Wed May 14 12:01pm EDT
Mitch Albom is no longer the most prominent MSM voice wondering about the attendance struggles for the Detroit Red Wings. Today, the Wall Street Journal picks up the story in "What Happened to Hockeytown?"; an in-depth and balanced look at the causes and effects of the empty seats at the Joe, where "blocks of four tickets could be purchased online three hours before Game 2" and scalpers were looking to dump tix for less than face value. The first factor is the most obvious one: Our booming war-time economy.
The tepid turnout is a reflection of both Michigan's sagging economy and the tough battle the NHL faces for fans. The Detroit area has been hit hard in the past few years as the Big Three auto makers and their suppliers slashed tens of thousands of jobs. The region ranks near the top in home foreclosures, too. Detroit's entertainment dollar is "severely stretched," says Comerica Bank chief economist Dana Johnson.
As the Journal points out, the Red Wings have tried to be proactive in marketing to fans after ignoring this issue for several seasons.

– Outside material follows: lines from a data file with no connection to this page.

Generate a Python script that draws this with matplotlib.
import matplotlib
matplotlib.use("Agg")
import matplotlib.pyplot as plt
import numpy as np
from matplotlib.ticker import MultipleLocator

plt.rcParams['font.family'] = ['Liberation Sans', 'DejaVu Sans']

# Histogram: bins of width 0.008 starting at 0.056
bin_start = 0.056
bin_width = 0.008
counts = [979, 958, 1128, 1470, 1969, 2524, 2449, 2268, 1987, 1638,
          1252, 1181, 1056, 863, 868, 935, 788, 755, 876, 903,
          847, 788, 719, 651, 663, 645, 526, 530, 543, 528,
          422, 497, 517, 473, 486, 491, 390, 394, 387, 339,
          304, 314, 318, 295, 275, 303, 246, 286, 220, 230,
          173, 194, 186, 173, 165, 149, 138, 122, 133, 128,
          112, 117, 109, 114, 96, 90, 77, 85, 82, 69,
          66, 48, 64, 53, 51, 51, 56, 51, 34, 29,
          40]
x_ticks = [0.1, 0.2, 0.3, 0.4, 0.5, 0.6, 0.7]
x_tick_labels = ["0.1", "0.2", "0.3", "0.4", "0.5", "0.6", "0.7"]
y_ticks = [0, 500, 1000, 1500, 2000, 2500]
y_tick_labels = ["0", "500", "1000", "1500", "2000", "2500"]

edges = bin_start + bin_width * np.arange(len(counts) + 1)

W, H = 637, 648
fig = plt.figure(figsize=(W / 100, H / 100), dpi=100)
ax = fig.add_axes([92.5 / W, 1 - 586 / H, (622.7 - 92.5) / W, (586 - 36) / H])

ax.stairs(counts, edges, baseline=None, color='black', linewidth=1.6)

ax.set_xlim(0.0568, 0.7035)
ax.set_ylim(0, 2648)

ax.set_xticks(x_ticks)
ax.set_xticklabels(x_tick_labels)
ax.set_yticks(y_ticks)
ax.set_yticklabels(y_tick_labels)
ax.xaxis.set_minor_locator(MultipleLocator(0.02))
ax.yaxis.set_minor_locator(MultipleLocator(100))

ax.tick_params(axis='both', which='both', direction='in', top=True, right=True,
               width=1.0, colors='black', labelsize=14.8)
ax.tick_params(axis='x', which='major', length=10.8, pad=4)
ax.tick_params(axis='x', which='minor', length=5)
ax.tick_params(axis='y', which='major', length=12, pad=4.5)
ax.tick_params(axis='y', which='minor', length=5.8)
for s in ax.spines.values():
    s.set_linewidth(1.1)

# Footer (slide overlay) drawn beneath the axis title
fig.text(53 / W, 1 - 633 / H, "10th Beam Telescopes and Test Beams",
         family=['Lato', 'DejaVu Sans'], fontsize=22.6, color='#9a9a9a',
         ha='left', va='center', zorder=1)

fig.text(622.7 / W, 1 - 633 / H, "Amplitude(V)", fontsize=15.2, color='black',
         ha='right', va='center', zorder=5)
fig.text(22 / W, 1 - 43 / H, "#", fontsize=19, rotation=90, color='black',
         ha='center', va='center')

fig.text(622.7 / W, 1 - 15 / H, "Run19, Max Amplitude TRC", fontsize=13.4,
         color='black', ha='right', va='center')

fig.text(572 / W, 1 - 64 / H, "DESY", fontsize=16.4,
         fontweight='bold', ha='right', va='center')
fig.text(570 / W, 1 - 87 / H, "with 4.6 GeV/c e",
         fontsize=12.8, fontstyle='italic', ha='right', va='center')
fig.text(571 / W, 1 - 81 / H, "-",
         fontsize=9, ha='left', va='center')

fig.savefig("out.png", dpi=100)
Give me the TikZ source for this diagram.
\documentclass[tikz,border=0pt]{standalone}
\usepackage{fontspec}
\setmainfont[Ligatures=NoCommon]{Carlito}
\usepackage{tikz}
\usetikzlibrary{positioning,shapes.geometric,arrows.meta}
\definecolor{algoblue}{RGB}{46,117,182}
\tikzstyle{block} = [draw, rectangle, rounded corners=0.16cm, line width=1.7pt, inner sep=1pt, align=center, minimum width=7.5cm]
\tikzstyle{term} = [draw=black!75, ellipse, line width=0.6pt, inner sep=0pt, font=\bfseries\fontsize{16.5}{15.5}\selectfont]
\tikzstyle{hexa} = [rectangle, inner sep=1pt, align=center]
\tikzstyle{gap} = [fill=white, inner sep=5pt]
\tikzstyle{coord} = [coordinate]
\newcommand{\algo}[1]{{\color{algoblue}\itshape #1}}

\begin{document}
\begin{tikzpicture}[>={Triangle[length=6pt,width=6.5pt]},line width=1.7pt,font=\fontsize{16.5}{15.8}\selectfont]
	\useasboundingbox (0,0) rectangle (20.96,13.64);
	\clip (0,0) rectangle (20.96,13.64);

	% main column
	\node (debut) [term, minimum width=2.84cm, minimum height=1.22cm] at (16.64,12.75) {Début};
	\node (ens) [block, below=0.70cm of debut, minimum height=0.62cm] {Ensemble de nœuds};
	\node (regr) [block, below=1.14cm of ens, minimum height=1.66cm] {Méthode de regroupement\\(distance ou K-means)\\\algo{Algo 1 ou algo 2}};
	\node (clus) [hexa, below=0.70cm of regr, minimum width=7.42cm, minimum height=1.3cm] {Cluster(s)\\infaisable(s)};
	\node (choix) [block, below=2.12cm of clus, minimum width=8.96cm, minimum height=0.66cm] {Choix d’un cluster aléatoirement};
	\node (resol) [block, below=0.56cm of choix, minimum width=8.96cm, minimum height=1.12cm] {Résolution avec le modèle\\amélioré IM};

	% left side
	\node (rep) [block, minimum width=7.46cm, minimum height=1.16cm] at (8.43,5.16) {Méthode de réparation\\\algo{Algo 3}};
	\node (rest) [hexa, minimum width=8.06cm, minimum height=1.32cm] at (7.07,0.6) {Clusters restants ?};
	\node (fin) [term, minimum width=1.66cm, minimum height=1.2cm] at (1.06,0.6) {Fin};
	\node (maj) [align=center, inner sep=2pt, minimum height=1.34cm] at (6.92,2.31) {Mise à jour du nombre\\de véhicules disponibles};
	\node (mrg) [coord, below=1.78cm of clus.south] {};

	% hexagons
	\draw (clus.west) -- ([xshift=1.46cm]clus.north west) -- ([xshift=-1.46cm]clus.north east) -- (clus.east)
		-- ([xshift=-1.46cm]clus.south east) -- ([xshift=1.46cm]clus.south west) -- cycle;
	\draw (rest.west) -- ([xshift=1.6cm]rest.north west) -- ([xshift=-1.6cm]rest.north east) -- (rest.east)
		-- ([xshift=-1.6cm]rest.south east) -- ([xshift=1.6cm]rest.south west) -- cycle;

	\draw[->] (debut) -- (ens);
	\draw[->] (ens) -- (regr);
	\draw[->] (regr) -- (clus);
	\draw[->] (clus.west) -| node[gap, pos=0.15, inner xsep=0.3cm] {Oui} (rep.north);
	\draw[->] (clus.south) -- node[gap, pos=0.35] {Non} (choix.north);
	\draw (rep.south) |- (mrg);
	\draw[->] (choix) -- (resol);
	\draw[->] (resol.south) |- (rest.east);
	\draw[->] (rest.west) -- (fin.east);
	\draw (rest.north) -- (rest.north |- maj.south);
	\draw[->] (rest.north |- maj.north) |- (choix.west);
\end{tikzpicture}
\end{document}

Detroit hired Steve Violetta from Nashville as a marketing exec, and he responded by adding promotions and slashing prices for tickets and concessions. It's helped, but it hasn't stopped the Red Wings' attendance problems from becoming a major storyline for the playoffs.
The article goes on to indentify the "too much of a good thing" factor, in which so much success creates fan "malaise" that deadens the arena and keeps fans away. (As a Devils fan, I've always felt there's some truth to this.) A touchier subject is the fact that his collection of Red Wings has a much more pronounced international flavor than previous championship teams:
Others suggest that Detroit hockey fans need to form bonds with the new players, often Europeans, who dominate the roster. Steve Yzerman, the team's longtime face, retired in 2006. Other well-known names like Brendan Shanahan now play in other cities. The stands are still flooded with fans wearing jerseys with the names of Mr. Yzerman and Mr. Shanahan on their backs.

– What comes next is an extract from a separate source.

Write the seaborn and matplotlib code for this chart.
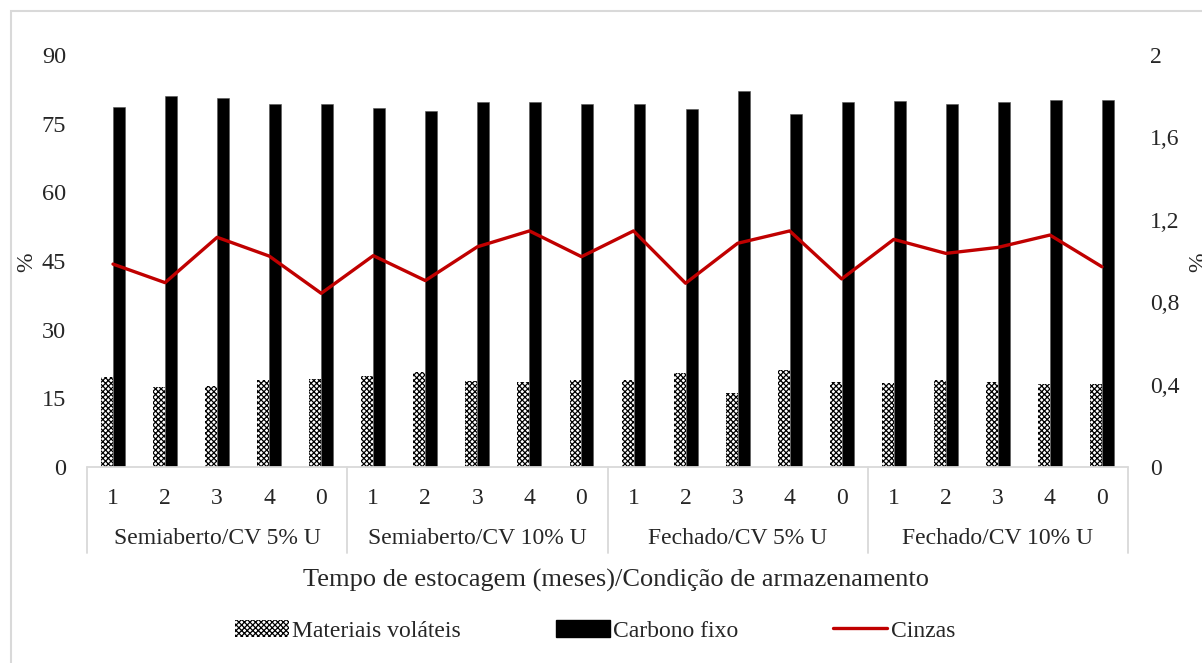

Fans do appear to be warming to the new generation of Red Wings. Center Johan Franzen, for instance, is on a record-setting scoring pace in the playoffs. Veteran Kris Draper insists that Mr. Franzen, nicknamed "The Mule" for his gritty play, is custom-made for Detroit's blue-collar ethic. Others, including center Henrik Zetterberg, are slowly gaining recognition after spending years playing in Mr. Yzerman's shadow.

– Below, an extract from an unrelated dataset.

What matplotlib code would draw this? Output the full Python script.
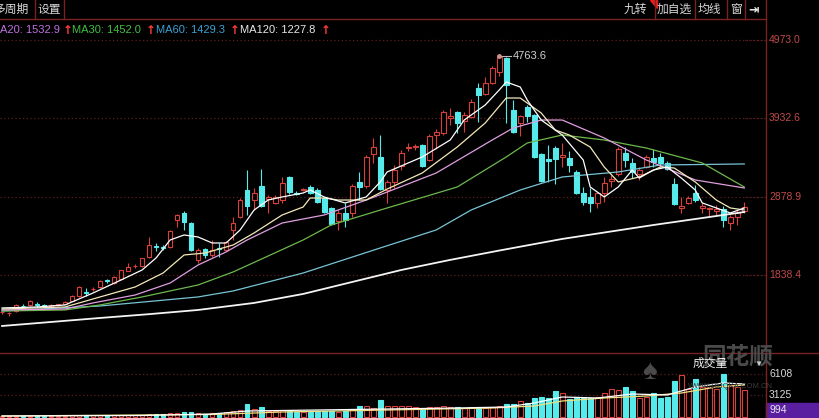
import matplotlib.pyplot as plt
from matplotlib.lines import Line2D
from matplotlib.patches import Rectangle, Polygon

plt.rcParams['font.family'] = ['Liberation Sans', 'Noto Sans CJK SC', 'DejaVu Sans']

W, H = 819, 418

# weekly candles (index 0 = leftmost)
opens = [1335, 1320, 1352, 1425, 1433, 1440, 1420, 1420, 1430, 1450,
         1490, 1553, 1610, 1640, 1673, 1760, 1727, 1780, 1887, 1950,
         1954, 2074, 2215, 2210, 2208, 2568, 2662, 2528, 2034, 2181,
         2101, 2190, 2167, 2435, 2608, 2969, 2835, 3022, 2850, 2796,
         2835, 3143, 2930, 2969, 3009, 2969, 2862, 2728, 2555, 2662,
         2662, 3076, 3022, 3450, 3410, 2969, 3076, 3290, 3530, 3540,
         3570, 3370, 3704, 3731, 3930, 4011, 3891, 3944, 4332, 4252,
         4398, 4545, 4732, 4038, 3864, 4078, 3971, 3450, 3380, 3530,
         3410, 3397, 3210, 2929, 2876, 2796, 2929, 3090, 3183, 3463,
         3330, 3183, 3276, 3397, 3410, 3330, 3049, 2735, 2796, 2929,
         2735, 2710, 2695, 2715, 2528, 2608, 2688]
highs = [1350, 1340, 1440, 1450, 1500, 1470, 1440, 1440, 1450, 1480,
         1560, 1690, 1660, 1670, 1760, 1780, 1815, 1905, 1993, 1975,
         2065, 2341, 2260, 2240, 2430, 2650, 2688, 2540, 2200, 2200,
         2300, 2260, 2290, 2610, 2860, 3236, 3000, 3250, 2900, 2900,
         3143, 3160, 2960, 3000, 3030, 2990, 2880, 2740, 2700, 2796,
         3049, 3210, 3440, 3664, 3700, 3103, 3303, 3500, 3600, 3590,
         3590, 3720, 3780, 4040, 4065, 4030, 4011, 4180, 4398, 4480,
         4620, 4763.6, 4750, 4170, 3971, 4100, 3990, 3460, 3570, 3557,
         3600, 3490, 3230, 3009, 2990, 2940, 3143, 3170, 3540, 3543,
         3397, 3276, 3437, 3517, 3463, 3350, 3130, 2876, 2890, 3036,
         2796, 2742, 2769, 2755, 2635, 2701, 2809]
lows = [1310, 1290, 1340, 1400, 1420, 1400, 1400, 1405, 1415, 1440,
        1480, 1540, 1550, 1620, 1660, 1730, 1715, 1770, 1880, 1930,
        1945, 2060, 2160, 2170, 2200, 2475, 2435, 2150, 2000, 2060,
        2080, 2074, 2150, 2300, 2590, 2635, 2700, 2742, 2660, 2780,
        2796, 2920, 2900, 2950, 2920, 2790, 2660, 2500, 2435, 2475,
        2608, 2835, 3000, 3330, 2969, 2796, 3000, 3236, 3490, 3500,
        3276, 3350, 3520, 3710, 3840, 3730, 3750, 3930, 3880, 4238,
        4380, 4490, 3864, 3730, 3690, 3880, 3400, 3076, 3076, 3049,
        3276, 3210, 2910, 2770, 2675, 2728, 2809, 3009, 3160, 3276,
        3130, 3103, 3263, 3276, 3276, 3230, 2770, 2662, 2780, 2809,
        2662, 2608, 2635, 2475, 2435, 2500, 2662]
closes = [1345, 1325, 1432, 1415, 1486, 1430, 1418, 1425, 1445, 1470,
          1553, 1673, 1593, 1650, 1753, 1750, 1806, 1900, 1940, 1955,
          2060, 2234, 2207, 2200, 2421, 2635, 2541, 2167, 2167, 2101,
          2167, 2175, 2274, 2528, 2835, 2755, 2929, 2755, 2870, 2876,
          3062, 2942, 2920, 2985, 2929, 2809, 2675, 2515, 2662, 2568,
          3022, 3009, 3410, 3543, 2982, 3076, 3236, 3463, 3550, 3560,
          3290, 3690, 3744, 4011, 3960, 3864, 3971, 4145, 4238, 4398,
          4599, 4740, 4372, 3744, 3958, 3958, 3410, 3089, 3360, 3384,
          3430, 3303, 2929, 2809, 2796, 2929, 3062, 3110, 3517, 3370,
          3210, 3236, 3410, 3343, 3330, 3250, 2782, 2750, 2862, 2835,
          2755, 2725, 2710, 2568, 2608, 2662, 2742]
volumes = [150, 120, 180, 140, 200, 150, 130, 120, 150, 160,
           300, 350, 280, 250, 300, 260, 280, 320, 350, 300,
           350, 450, 400, 380, 500, 600, 650, 700, 550, 450,
           500, 600, 650, 900, 1000, 1850, 1100, 1400, 900, 800,
           1000, 900, 750, 700, 750, 800, 850, 900, 750, 800,
           1100, 1560, 1560, 1300, 2400, 1500, 1550, 1600, 1500, 1450,
           1150, 1350, 1400, 1500, 1400, 1450, 1300, 1400, 1450, 1300,
           1400, 1500, 1850, 1850, 2250, 2000, 2700, 2850, 2700, 3700,
           3400, 2550, 2840, 2700, 2700, 2840, 3400, 3950, 3800, 4250,
           3700, 2700, 2840, 3400, 2700, 2840, 5100, 5950, 3950, 5400,
           4250, 4250, 3950, 6100, 4550, 4250, 3800]

# moving average lines
ma5_x = [0, 5, 9, 13, 17, 20, 22, 24, 26, 28, 30, 32, 34, 36, 38, 40, 43, 44, 46, 49,
         52, 54, 55, 60, 64, 66, 69, 71, 72, 74, 75, 77, 80, 83, 84, 86, 88, 90, 91,
         93, 95, 97, 99, 100, 102, 104, 106]
ma5_y = [1393, 1406, 1433, 1593, 1767, 1900, 2061, 2301, 2368, 2341, 2261, 2261, 2435,
         2702, 2835, 2876, 2929, 2969, 2876, 2796, 2876, 3076, 3210, 3410, 3637, 3904,
         4105, 4305, 4412, 4345, 4172, 3904, 3704, 3370, 3009, 2876, 3009, 3236, 3129,
         3236, 3276, 3129, 2969, 2796, 2729, 2662, 2729]
ma10_x = [0, 9, 14, 19, 23, 26, 29, 33, 36, 40, 43, 44, 46, 48, 52, 55, 60, 65, 69, 72,
          74, 77, 79, 81, 84, 86, 88, 91, 94, 96, 99, 102, 104, 106]
ma10_y = [1379, 1406, 1540, 1673, 1860, 2101, 2127, 2234, 2395, 2635, 2742, 2862, 2862,
          2835, 2835, 2982, 3196, 3543, 3864, 4198, 4198, 3998, 3771, 3704, 3543, 3276,
          3076, 3143, 3276, 3263, 3076, 2835, 2729, 2702]
ma20_x = [0, 9, 13, 19, 24, 28, 32, 35, 40, 46, 52, 55, 62, 70, 73, 77, 80, 86, 92, 99, 106]
ma20_y = [1366, 1379, 1460, 1566, 1726, 1967, 2141, 2301, 2528, 2635, 2835, 2942, 3196,
          3637, 3797, 3904, 3904, 3664, 3370, 3103, 2996]
ma30_x = [0, 9, 14, 20, 28, 33, 38, 43, 47, 55, 65, 72, 75, 80, 86, 92, 100, 106]
ma30_y = [1352, 1366, 1433, 1540, 1700, 1874, 2087, 2301, 2501, 2729, 3009, 3410, 3597,
          3704, 3637, 3530, 3330, 3009]
ma60_x = [0, 14, 28, 33, 43, 54, 62, 67, 74, 80, 88, 94, 106]
ma60_y = [1352, 1419, 1540, 1620, 1860, 2194, 2435, 2702, 2969, 3143, 3210, 3303, 3317]
ma120_x = [0, 14, 21, 28, 36, 43, 50, 57, 64, 71, 80, 93, 106]
ma120_y = [1152, 1259, 1310, 1366, 1460, 1580, 1740, 1900, 2035, 2160, 2315, 2501, 2675]

vol_ma1_x = [0, 20, 30, 35, 45, 55, 65, 72, 76, 80, 85, 90, 95, 99, 103, 106]
vol_ma1_y = [142, 213, 426, 852, 994, 1136, 1278, 1420, 1988, 2840, 2698, 3266, 3124,
             4260, 4828, 4686]
vol_ma2_x = [0, 30, 40, 55, 70, 76, 80, 86, 92, 97, 102, 106]
vol_ma2_y = [142, 355, 710, 994, 1278, 1562, 2272, 2698, 2982, 3408, 4260, 4544]

price_ticks = [1838.4, 2878.9, 3932.6, 4973.0]
vol_ticks = [3125, 6108]

RED = '#d8413a'
CYAN = '#57eaea'
GRID = '#5c1e1e'
LINE = '#7a2222'


def fx(x):
    return x / W


def fy(y):
    return 1 - y / H


fig = plt.figure(figsize=(W / 100, H / 100), dpi=100, facecolor='black')
ax = fig.add_axes([0, fy(353), fx(766), (353 - 38) / H], facecolor='black')
axv = fig.add_axes([0, 0, fx(766), 65 / H], facecolor='black')

for a in (ax, axv):
    a.set_xlim(-0.29, 109.1)
    a.set_xticks([])
    a.set_yticks([])
    for s in a.spines.values():
        s.set_visible(False)

ax.set_ylim(791, 5000)
axv.set_ylim(-142, 9088)

for lv in price_ticks:
    ax.axhline(lv, color=GRID, lw=0.9, ls=(0, (1, 2)), zorder=0)
for lv in vol_ticks:
    axv.axhline(lv, color=GRID, lw=0.9, ls=(0, (1, 2)), zorder=0)

# candles
for i in range(len(opens)):
    o, h, l, c = opens[i], highs[i], lows[i], closes[i]
    col = RED if c >= o else CYAN
    ax.vlines(i, l, h, color=col, lw=0.8, zorder=2)
    bot = min(o, c)
    ht = max(abs(c - o), 8)
    face = 'black' if c >= o else CYAN
    ax.bar(i, ht, bottom=bot, width=0.68, facecolor=face, edgecolor=col,
           lw=0.8, zorder=3)
    axv.bar(i, volumes[i], width=0.68, facecolor=face, edgecolor=col, lw=0.8, zorder=2)

ax.plot(ma120_x, ma120_y, color='#f4f4f4', lw=1.3, zorder=4)
ax.plot(ma60_x, ma60_y, color='#78c4d4', lw=0.9, zorder=4)
ax.plot(ma30_x, ma30_y, color='#6cb84c', lw=0.9, zorder=4)
ax.plot(ma20_x, ma20_y, color='#e09ee0', lw=0.9, zorder=4)
ax.plot(ma10_x, ma10_y, color='#f2e8b8', lw=0.9, zorder=4)
ax.plot(ma5_x, ma5_y, color='#ffffff', lw=0.9, zorder=4)

axv.plot(vol_ma2_x, vol_ma2_y, color='#f0e080', lw=0.9, zorder=3)
axv.plot(vol_ma1_x, vol_ma1_y, color='#ffffff', lw=0.9, zorder=3)

# peak marker
ax.plot([71, 72.7], [4763.6, 4763.6], color='#bbbbbb', lw=0.8, zorder=5)
ax.plot(71, 4763.6, 'o', ms=2.5, color='#d09090', zorder=5)
ax.text(72.9, 4763.6, '4763.6', color='#cfcfcf', fontsize=8, va='center', zorder=5)

# price labels on the right
for lv in price_ticks:
    yp = 40 + (4973.0 - lv) / 13.36
    fig.text(fx(769), fy(yp), f'{lv:.1f}', color='#c04a4a', fontsize=7.5, va='center')
    fig.add_artist(Line2D([fx(745), fx(766)], [fy(yp), fy(yp)], color=GRID, lw=0.9,
                          ls=(0, (1, 2))))

fig.text(fx(769), fy(374), '6108', color='#d8d8d8', fontsize=7.5, va='center')
fig.text(fx(769), fy(395), '3125', color='#d8d8d8', fontsize=7.5, va='center')
fig.add_artist(Rectangle((fx(766), 0), fx(53), 15 / H, color='#5a1fa0'))
fig.text(fx(769), fy(410), '994', color='#e8e8e8', fontsize=7.5, va='center')

# frame lines
fig.add_artist(Line2D([fx(766), fx(766)], [0, 1], color=LINE, lw=1))
fig.add_artist(Line2D([0, fx(766)], [fy(19), fy(19)], color=LINE, lw=1))
fig.add_artist(Line2D([0, 1], [fy(353), fy(353)], color=LINE, lw=1))

# toolbar
fig.text(fx(-7), fy(10), '多周期', color='#d8d8d8', fontsize=8.5, va='center')
fig.text(fx(38), fy(10), '设置', color='#d8d8d8', fontsize=8.5, va='center')
for xs in (35, 64, 655, 695, 727, 745):
    fig.add_artist(Line2D([fx(xs), fx(xs)], [fy(0), fy(19)], color=LINE, lw=1))
fig.text(fx(624), fy(10), '九转', color='#d8d8d8', fontsize=8.5, va='center')
fig.text(fx(657), fy(10), '加自选', color='#d8d8d8', fontsize=8.5, va='center')
fig.text(fx(698), fy(10), '均线', color='#d8d8d8', fontsize=8.5, va='center')
fig.text(fx(730), fy(10), '窗', color='#d8d8d8', fontsize=8.5, va='center')
fig.text(fx(748), fy(10), '⇥', color='#e8e8e8', fontsize=9, va='center',
         fontweight='bold')
fig.add_artist(Polygon([(fx(650), fy(0)), (fx(657), fy(0)), (fx(657), fy(8))],
                       closed=True, color='#e02020'))

# moving average header
y_hdr = fy(30)
hdr = [(0, 'A20: 1532.9', '#c070e0'), (72, 'MA30: 1452.0', '#40c040'),
       (156, 'MA60: 1429.3', '#3aa2d2'), (240, 'MA120: 1227.8', '#e8e8e8')]
arrows = [63, 146, 230, 321]
for (xs, txt, col), xa in zip(hdr, arrows):
    fig.text(fx(xs), y_hdr, txt, color=col, fontsize=8, va='center')
    fig.text(fx(xa), y_hdr, '↑', color='#ff3c3c', fontsize=8.5, va='center',
             fontweight='bold', family='DejaVu Sans')

# watermark and volume title
fig.text(fx(650), fy(372), '♠', color='#4a4a4a', fontsize=20, va='center', ha='center')
fig.text(fx(738), fy(357), '同花顺', color='#4a4a4a', fontsize=17, va='center',
         ha='center', fontweight='bold')
fig.text(fx(730), fy(387), 'WWW.10JQKA.COM.CN', color='#3c3c3c', fontsize=5.5,
         va='center', ha='center')
fig.text(fx(693), fy(364), '成交量', color='#eeeeee', fontsize=8.5, va='center')
fig.text(fx(754), fy(364), '▼', color='#cccccc', fontsize=6, va='center')

fig.savefig('out.png', dpi=100, facecolor='black')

Don Cherry's "it's a redneck town" comments about Detroit were an off-shoot of this argument, leading Montreal Gazette columnist Pat Hickey to fire back with an "it's the economy, stupid" jab at Cherry: "Well Don, anyone who knows anything about what's happening in Detroit knows that it is the economy and the next time you go on a rant, you should check your facts."
All of these reasons have varying degrees of validity. Yet the bottom line is that the best team in the NHL is struggling to sell out conference championship home games. That's embarrassing, and in the eyes of Battle of Western Canada, it's a rather disturbing harbinger of things to come: "If Detroit can not sell tickets now, in the third round of the playoffs when their team is looking like the best, then how are they going to sell tickets in a few years when they slip to worst in the league?"